Another Worldwide Developers Conference, another slew of rumors and “leaks” to get everyone talking. The sort of techies who spend this time of year dreaming of the next iPhone are usually left with rumors and guesswork.
The latest supposed “leak” was a cleverly Photoshopped video that made the rounds last week via nowhereelse.fr:
Considering that Apple (NASDAQ:AAPL) hasn’t revealed an iPhone at the WWDC since the iPhone 4 (that’s four iPhones ago) in 2010, it was little surprise when the video turned out to be fake.
Every June and September, it seems, the Apple rumor machine gets going again. Tech sites post their own fantastic versions of the next generation, some outright outlandish, others conservative.
On a GSMArena story about the now debunked WWDC iPhone 6 leak, one user aptly named “again?” asks, “Guys, there are new speculations about iPhone every day now, can we just wait for the actual phone to be released in September?

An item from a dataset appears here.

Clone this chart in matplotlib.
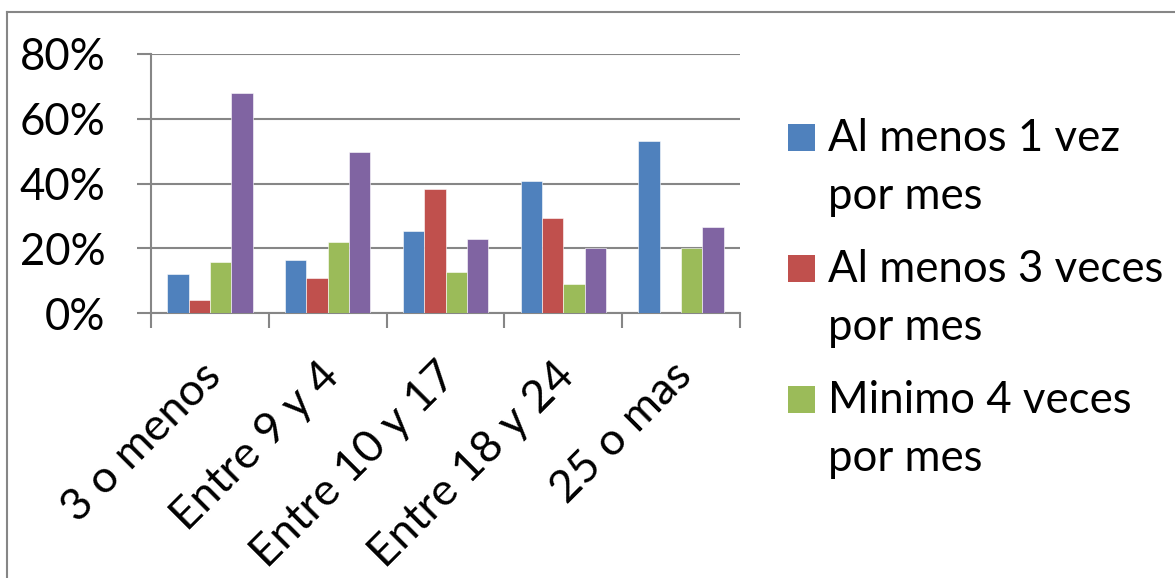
import matplotlib
matplotlib.use("Agg")
import matplotlib.pyplot as plt
from matplotlib.lines import Line2D
from matplotlib.patches import Rectangle
from matplotlib.ticker import FuncFormatter
from matplotlib.transforms import ScaledTranslation
import numpy as np

categories = ["3 o menos", "Entre 9 y 4", "Entre 10 y 17", "Entre 18 y 24", "25 o mas"]
al_menos_1 = [0.12, 0.165, 0.255, 0.407, 0.532]
al_menos_3 = [0.04, 0.11, 0.383, 0.294, 0.0]
minimo_4 = [0.159, 0.22, 0.127, 0.089, 0.20]
cuarta_serie = [0.679, 0.498, 0.23, 0.203, 0.266]

series = [al_menos_1, al_menos_3, minimo_4, cuarta_serie]
colors = ["#4F81BD", "#C0504D", "#9BBB59", "#8064A2"]
legend_labels = [("Al menos 1 vez", "por mes"),
                 ("Al menos 3 veces", "por mes"),
                 ("Minimo 4 veces", "por mes")]
y_ticks = [0, 0.2, 0.4, 0.6, 0.8]

W, H = 1175, 578
fig = plt.figure(figsize=(W / 100, H / 100), dpi=100)
plt.rcParams["font.family"] = ["Lato", "DejaVu Sans"]
FS = 31.5

ax = fig.add_axes([151 / W, 1 - 313.3 / H, (740 - 151) / W, (313.3 - 54) / H])

grid_c = "#868686"
x = np.arange(len(categories))
bw = 0.181
for i, (vals, c) in enumerate(zip(series, colors)):
    ax.bar(x + (i - 1.5) * bw, vals, width=bw, color=c, edgecolor="white",
           linewidth=0.4, zorder=3)

ax.set_xlim(-0.5, len(categories) - 0.5)
ax.set_ylim(0, 0.8)
ax.set_yticks(y_ticks)
ax.yaxis.set_major_formatter(FuncFormatter(lambda v, _: f"{v * 100:.0f}%"))
ax.grid(axis="y", color=grid_c, linewidth=1.5, zorder=0)
ax.set_axisbelow(True)

for s in ["top", "right"]:
    ax.spines[s].set_visible(False)
for s in ["left", "bottom"]:
    ax.spines[s].set_color(grid_c)
    ax.spines[s].set_linewidth(1.5)

ax.tick_params(axis="y", length=10, width=1.5, color=grid_c, pad=23,
               labelsize=FS, labelcolor="black")
ax.set_xticks(x)
ax.set_xticks(np.arange(len(categories) + 1) - 0.5, minor=True)
ax.tick_params(axis="x", which="major", length=0, pad=30, labelsize=32.5)
ax.tick_params(axis="x", which="minor", length=11, width=1.5, color=grid_c)
ax.set_xticklabels(categories, rotation=45, ha="right", rotation_mode="anchor")
shift = ScaledTranslation(-10 / 100, 0, fig.dpi_scale_trans)
for lbl in ax.get_xticklabels():
    lbl.set_transform(lbl.get_transform() + shift)

# legend drawn by hand: square swatch and two-line label per series
sq = 27
baselines = [150.7, 281.7, 413.3]
for (l1, l2), c, b in zip(legend_labels, colors, baselines):
    fig.patches.append(Rectangle((788 / W, 1 - b / H), sq / W, sq / H,
                                 transform=fig.transFigure, facecolor=c,
                                 edgecolor="none"))
    fig.text(828 / W, 1 - b / H, l1, fontsize=FS, va="baseline", ha="left")
    fig.text(828 / W, 1 - (b + 58) / H, l2, fontsize=FS, va="baseline", ha="left")

# outer chart frame
fig.add_artist(Line2D([6.5 / W, 6.5 / W], [1 - 11.5 / H, 0], color=grid_c,
                      linewidth=1.5, transform=fig.transFigure))
fig.add_artist(Line2D([6.5 / W, 1], [1 - 11.5 / H, 1 - 11.5 / H], color=grid_c,
                      linewidth=1.5, transform=fig.transFigure))

fig.savefig("out.png", dpi=100)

Seeing new topics on daily basis makes me dislike it even more.”
The answer is no, we can’t. We may be getting closer to pinning down what the new iPhone will probably look like, but that hasn’t stopped the rumors from flying.
Unofficial mockups have become an industry in themselves. URAvgConsumer went so far as to bring a mockup out to the streets to see what people thought about an iPhone that doesn’t even exist.
The iPhone 6 may be most eagerly awaited one yet. Rumors of major redesign have brought a torrent of speculation. We’ve seen everything from wraparound screens to a curved-back iPhone that could pass as a Mac mouse if flipped upside down.
Anticipation is so high that searches for “iPhone 6” outweighed searches for “iOS 8” five times over in May, even though the latter was actually revealed at WWDC.
Everyone else is guessing, so here's our prediction. As much as we’d like the next iPhone to be see-through or have a radically new curved screen, we think it’s going to look more like this. That’s supposedly coming directly from a factory in China where the new iPhone 6’s are being produced. Or ... maybe it's not.